Processing properties of active ingredient particles, for example their bulk density, wettability, pourability, stability, solubility properties etc., depend on the particle size and quite substantially on the particle size distribution. To achieve as rapid a release as possible from dosage forms, poorly soluble active ingredients are produced with as finely particulate a form as possible. On the other hand, in a retard form in which the release behavior is controlled via the particle size, generally a coarser grain size which controls the dissolution of the active ingredient particles within the desired time window is required.
To achieve good processing properties, the particle size distribution should be as narrowly limited as possible and be reproducibly generated. Also, for reasons of processability or stability of active ingredients, there is a need to produce active ingredients with a coarser, but defined and narrow, particle size distribution, wherein it is desirable that the particle size distribution is achieved directly by crystallization if at all possible without subsequent process steps such as sieving and grinding.
Grinding devices, such as, for example, rotor/stator devices, can be used for the production of fine-grained crystal particles and controlled influencing of the particle size of active ingredients.
In “Generation of fine Pharmaceutical Particles via Controlled Secondary Nucleation under High Shear Environment during Crystallization”, Organic Process Research & Development 2007, 11, pp. 699-703, Kamahara et al. describe precipitation crystallization in a solvent-antisolvent system with the aim of achieving a strong secondary nucleation and thus as fine a grain size as possible (average particle size 8-10 μm) through high supersaturations in the shear zone of the dispersion unit. As the product suspension is circulated via crystallizer and rotor/stator, unsteady conditions with regard to concentration and supersaturation obtain if there is constant dosage of the active ingredient solution. With batch sizes of 3-20 kg, as are customary in the production of active ingredients, larger systems are generally required.
A rotor/stator grinding device in connection with a precipitation reaction for producing as fine-grained particles as possible is also described in WO 03/033097 A2. Solution and precipitant are continuously fed into the rotor/stator unit via separate feed lines and a high nucleation rate and thus a limitation of crystal growth is achieved in the shear zone of the dispersing unit.
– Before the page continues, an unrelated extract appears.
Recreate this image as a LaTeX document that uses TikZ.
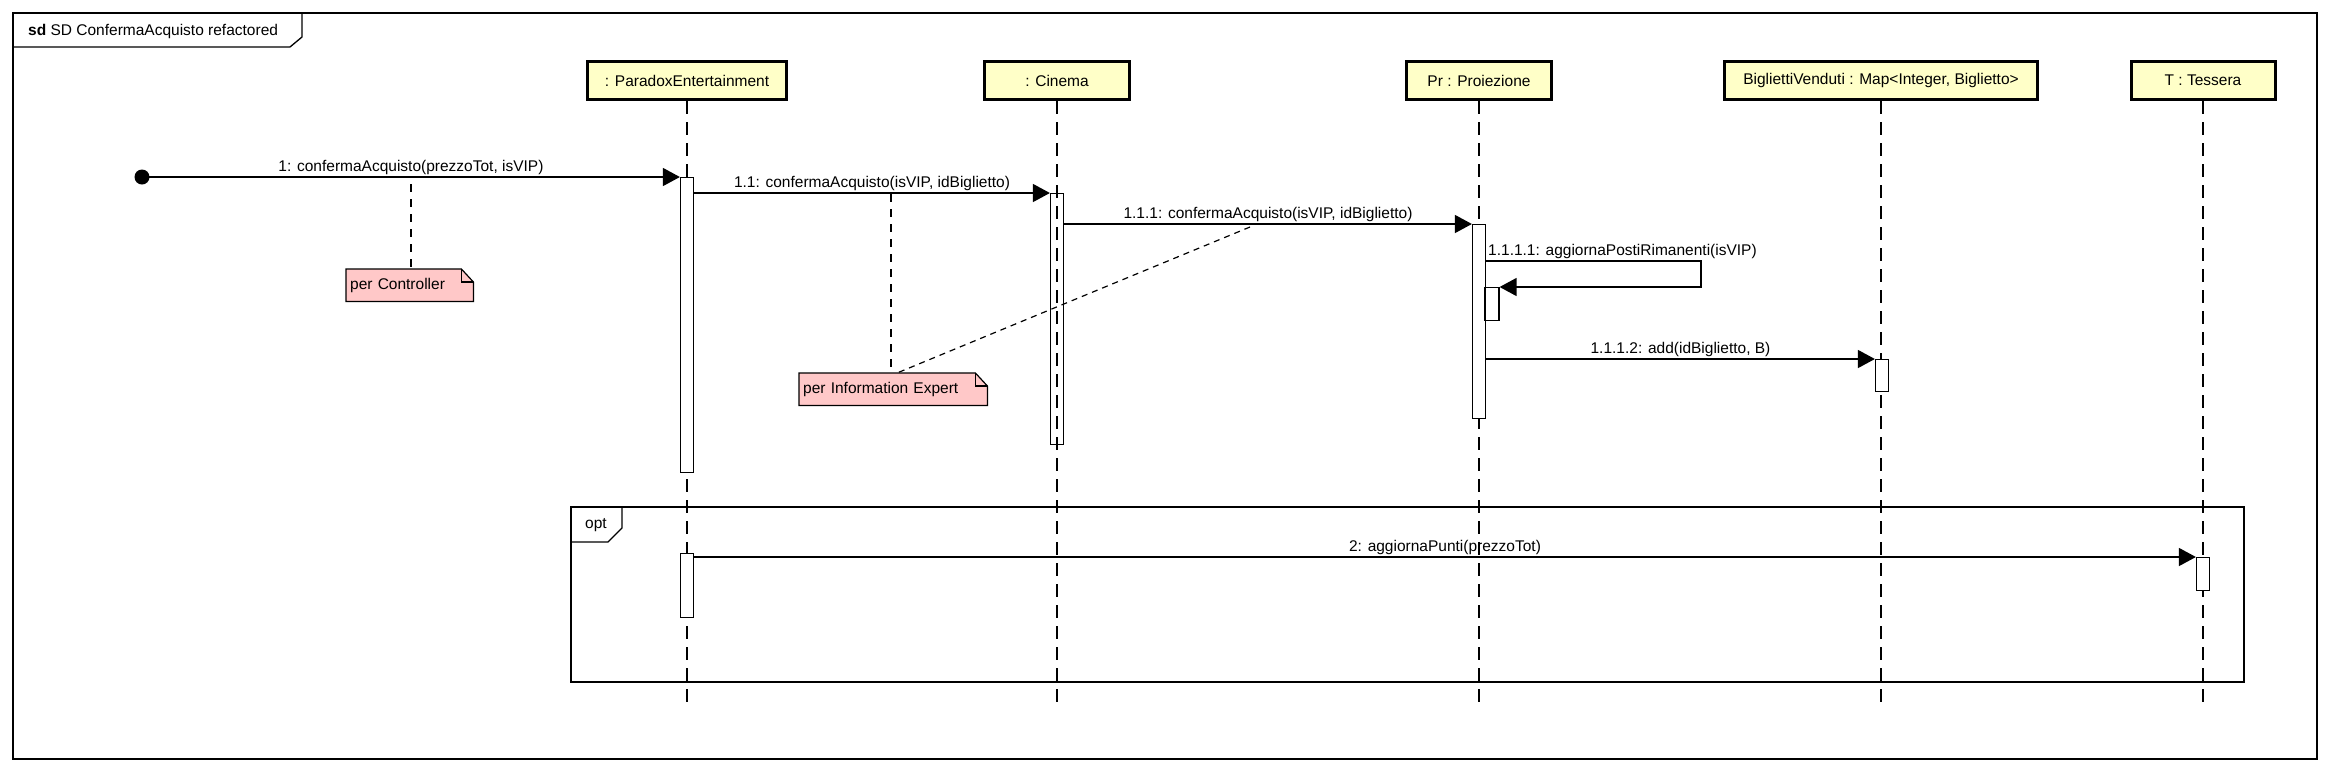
\documentclass[tikz,border=0pt]{standalone}
\usepackage{fontspec}
\setmainfont{Liberation Sans}
\usetikzlibrary{arrows.meta,backgrounds}
\definecolor{headfill}{RGB}{255,255,200}
\definecolor{notefill}{RGB}{255,200,200}
\begin{document}
\begin{tikzpicture}[x=1pt,y=-1pt,
  every node/.style={font=\fontsize{15.5}{18}\selectfont},
  head/.style={draw, line width=3pt, fill=headfill, minimum height=38pt, inner sep=0pt},
  life/.style={line width=1.2pt, dash pattern=on 13pt off 8pt},
  act/.style={draw, line width=1.2pt, fill=white, inner sep=0pt, minimum width=13pt, anchor=north},
  msg/.style={line width=1.4pt, -{Triangle[length=17pt,width=18pt]}},
  lbl/.style={anchor=base, yshift=6pt, inner sep=0pt},
  notebox/.style={inner sep=0pt, inner xsep=4pt, align=left, minimum height=32pt, anchor=north west},
  noteline/.style={line width=1.2pt, dash pattern=on 8pt off 7pt},
  frameline/.style={line width=1.3pt}
]
\useasboundingbox (0,0) rectangle (2330,772);

% outer frame
\draw[frameline] (13,13) rectangle (2317,759);
\draw[frameline] (13,47) -- (290,47) -- (302,37) -- (302,13);
\node[anchor=west, inner sep=0pt] (title) at (28,31) {\textbf{sd} SD ConfermaAcquisto refactored};

% opt frame
\draw[frameline] (571,507) rectangle (2244,682);
\draw[frameline] (571,542) -- (608,542) -- (622,528) -- (622,507);
\node (opt) at (596,525) {opt};

% heads
\node[head, minimum width=199pt] (pe) at (687,80.5) {: ParadoxEntertainment};
\node[head, minimum width=145pt] (ci) at (1057,80.5) {: Cinema};
\node[head, minimum width=145pt] (pr) at (1479,80.5) {Pr : Proiezione};
\node[head, minimum width=313pt] (bv) at (1881,80.5) {BigliettiVenduti : Map<Integer, Biglietto>};
\node[head, minimum width=144pt] (ts) at (2203,80.5) {T : Tessera};

% lifelines
\coordinate (bottom) at (0,702);
\foreach \n in {pe,ci,pr,bv,ts}{
  \draw[life] (\n.south) -- (\n.south |- bottom);
}

% activations
\node[act, minimum height=295pt] (a1) at (687,177) {};
\node[act, fill=none, minimum height=251pt] (a2) at (1057,193) {};
\node[act, minimum height=194pt] (a3) at (1479,224) {};
\node[act, minimum width=14pt, minimum height=33pt] (a4) at (1492,287) {};
\node[act, minimum height=32pt] (a5) at (1882,359) {};
\node[act, minimum height=64pt] (a6) at (687,553) {};
\node[act, minimum height=33pt] (a7) at (2203,557) {};

% messages
\node[circle, fill, inner sep=0pt, minimum size=15pt] (f1) at (142,177) {};
\draw[msg] (f1.center) -- (a1.north west) node[lbl, midway] {1: confermaAcquisto(prezzoTot, isVIP)};
\draw[msg] (a1.east |- a2.north) -- (a2.north west) node[lbl, midway] {1.1: confermaAcquisto(isVIP, idBiglietto)};
\draw[msg] (a2.east |- a3.north) -- (a3.north west) node[lbl, midway] {1.1.1: confermaAcquisto(isVIP, idBiglietto)};
\coordinate (s1) at (1701,261);
\draw[msg] (a3.east |- s1) -- (s1) -- (s1 |- a4.north) -- (a4.north east);
\node[anchor=base west, inner sep=0pt] (l4) at (1488,255) {1.1.1.1: aggiornaPostiRimanenti(isVIP)};
\draw[msg] (a3.east |- a5.north) -- (a5.north west) node[lbl, midway] {1.1.1.2: add(idBiglietto, B)};
\draw[msg] (a6.east |- a7.north) -- (a7.north west) node[lbl, midway] {2: aggiornaPunti(prezzoTot)};

% notes
\node[notebox, text width=119pt] (n1) at (346,269) {per Controller};
\node[notebox, text width=180pt] (n2) at (799,373) {per Information Expert};
\begin{pgfonlayer}{background}
  \fill[white] (0,0) rectangle (2330,772);
  \foreach \n in {n1,n2}{
    \filldraw[fill=notefill, line width=1.2pt] (\n.south west) -- (\n.north west) -- ([xshift=-12pt]\n.north east) -- ([yshift=-13pt]\n.north east) -- (\n.south east) -- cycle;
  }
\end{pgfonlayer}
\foreach \n in {n1,n2}{
  \draw[line width=1.2pt] ([xshift=-12pt]\n.north east) |- ([yshift=-13pt]\n.north east);
}
\coordinate (c1) at (411,184);
\draw[noteline] (c1) -- (c1 |- n1.north);
\coordinate (c2) at (891,194);
\draw[noteline] (c2) -- (c2 |- n2.north);
\coordinate (c3) at (1250,227);
\coordinate (c4) at (897,373);
\draw[line width=1.2pt, dash pattern=on 6pt off 5pt] (c3) -- (c4);
\end{tikzpicture}
\end{document}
The above-described methods are suitable for obtaining the finest possible grain sizes. However, the targeted production of coarser grain sizes in the range of average particle diameters of more than 10 μm, in particular of more than 20 μm is problematic with these precipitation reactions in the shear zone of the dispersant. Furthermore, bimodal grain sizes with high proportion of fine grains are produced by superimposing nucleation and grinding effects. In addition, the secondary nucleation rate and thus ultimately the grain size achieved depends on a large number of factors and thus harbors risks with regard to process monitoring and reproducibility.
A general problem during crystallization using wet-grinding devices, such as, e.g. rotor/stator systems, is the enormous input of dissipation heat, to which is generally added the heat of the hot active ingredient solution. As solubility is normally temperature-dependent, this heat must effectively be removed again from the system. This requires correspondingly large cooling surfaces. Due to the supersaturation naturally forming over these surfaces, these tend to become progressively encrusted (fouling). This leads to disruptions in the desired grain size by coarse particles of these crusts, blockages in the transport lines and a progressive deterioration of the heat transfer. The smaller the system, the more serious becomes the problem of heat removal and the fouling effects. A continuous operation in as small as possible and thus a low-cost system in which a stationary regime is to be maintained over an extended period of time for producing a defined grain size is not possible with these methods and systems.
In WO 03/091272 A1 it is described that, through subsequent treatment of a suspension of fine primary particles which has been obtained via crystallization with simultaneous wet grinding, a targeted and reproducible grain coarsening was able to be achieved by means of repeated partial dissolution and recrystallization through corresponding temperature profiles. Unlike the method of the above-mentioned WO 03/033097 A2, here the desired particle size distribution is not achieved predominantly by secondary nucleation, but by a better-controllable, gradual crystal growth process. However, it is disadvantageous that this is possible only via additional process steps and on an industrial scale, and only when operating in batches with correspondingly large and cost-intensive equipment. Furthermore, it is disadvantageous that crystal growth can be superimposed by the formation of agglomerates in the following tempering phase.